O projeto Próxima Cena assume como mote a universalização do acesso à cultura e prevê a circulação de espetáculos por zonas de pouca densidade populacional. Que importância tem este projeto para o tecido cultural português?

Existe ainda uma grande assimetria no acesso à Cultura e às Artes em Portugal. Ao contrário do que desejamos, o local onde nascemos, vivemos ou trabalhamos ainda pode determinar se temos oportunidade de ter hábitos culturais, acesso a museus, cinemas, teatros, bibliotecas. Esta é uma desigualdade difícil de combater porque tem menos visibilidade do que outros problemas da nossa sociedade, mas que tem consequências enormes no presente e no futuro. No D. Maria II, acreditamos que o teatro e as artes em geral são um bem essencial e deve estar acessível a todos. O BPI – Fundação La Caixa, com quem inventámos o projeto Próxima Cena, partilha desta convicção e por isso embarcámos em mais este projeto de colaboração com teatros de diversas regiões do país que vai continuar durante os próximos anos. É com particular alegria que este projeto dá os primeiros passos na ACERT, em Tondela, que consideramos um exemplo do trabalho de programação cultural de qualidade que faz falta na maioria das comunidades do nosso país.

Essa missão de levar a cultura a vários sítios é uma das funções de um teatro nacional?

Sendo um teatro nacional, o D. Maria II tem obrigações para com as pessoas de todo o território nacional. Há muitas pessoas que contribuem, com os seus impostos, para a existência do D. Maria II, mas que não têm condições para ir a Lisboa beneficiar do serviço público de cultura que temos a obrigação de lhes oferecer. Por isso, nos últimos seis anos, temos apostado em diversas formas de aproximar a nossa atividade das pessoas de todo o país. Aumentámos muito a quantidade de digressões das nossas produções e coproduções em Portugal continental e nos arquipélagos. Com o projeto Próxima Cena, que se inicia com este Pranto de Maria Parda, vamos ainda mais longe. Não apenas fazemos digressão, como passamos a criar e estrear peças fora de Lisboa. Não basta que haja oferta cultural em todo o território, é preciso que haja também criação artística mais espalhada por todo o país. A versão releitura do Pranto de Maria Parda feita por Miguel Fragata coloca esta personagem vicentina na contemporaneidade.

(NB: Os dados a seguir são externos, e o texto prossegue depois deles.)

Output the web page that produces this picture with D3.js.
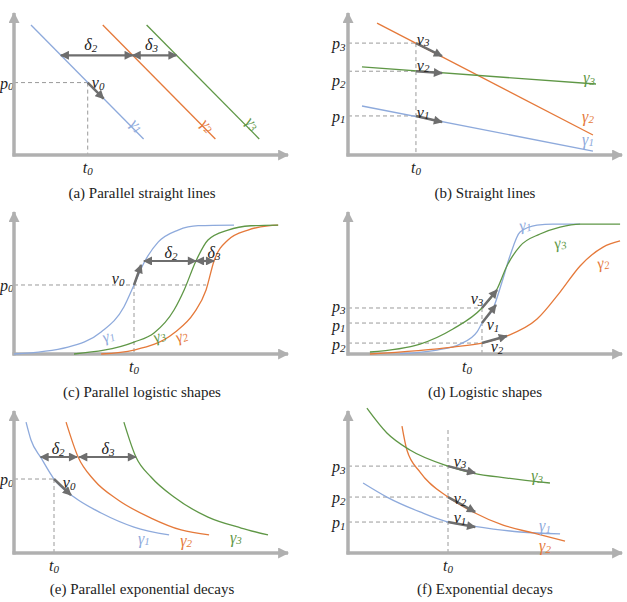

O que é que um texto com quase cinco séculos tem a mostrar-nos sobre o modo como vivemos hoje e nos relacionamos uns com os outros?

Uma das maravilhas dos grandes textos do passado é que têm o super-poder de nos falar de onde vimos, onde estamos e até mesmo de prever para onde vamos. Pranto de Maria Parda, escrito há cerca de 500 anos por Gil Vicente, é um desses textos. Fala de exclusão e da condição de vida dos negros portugueses no séc. XVI, mas levado à cena com os olhos e a sensibilidade de hoje, sob direção do encenador Miguel Fragata, é também uma peça sobre o modo como vivemos e um impulso para refletirmos acerca de como queremos viver.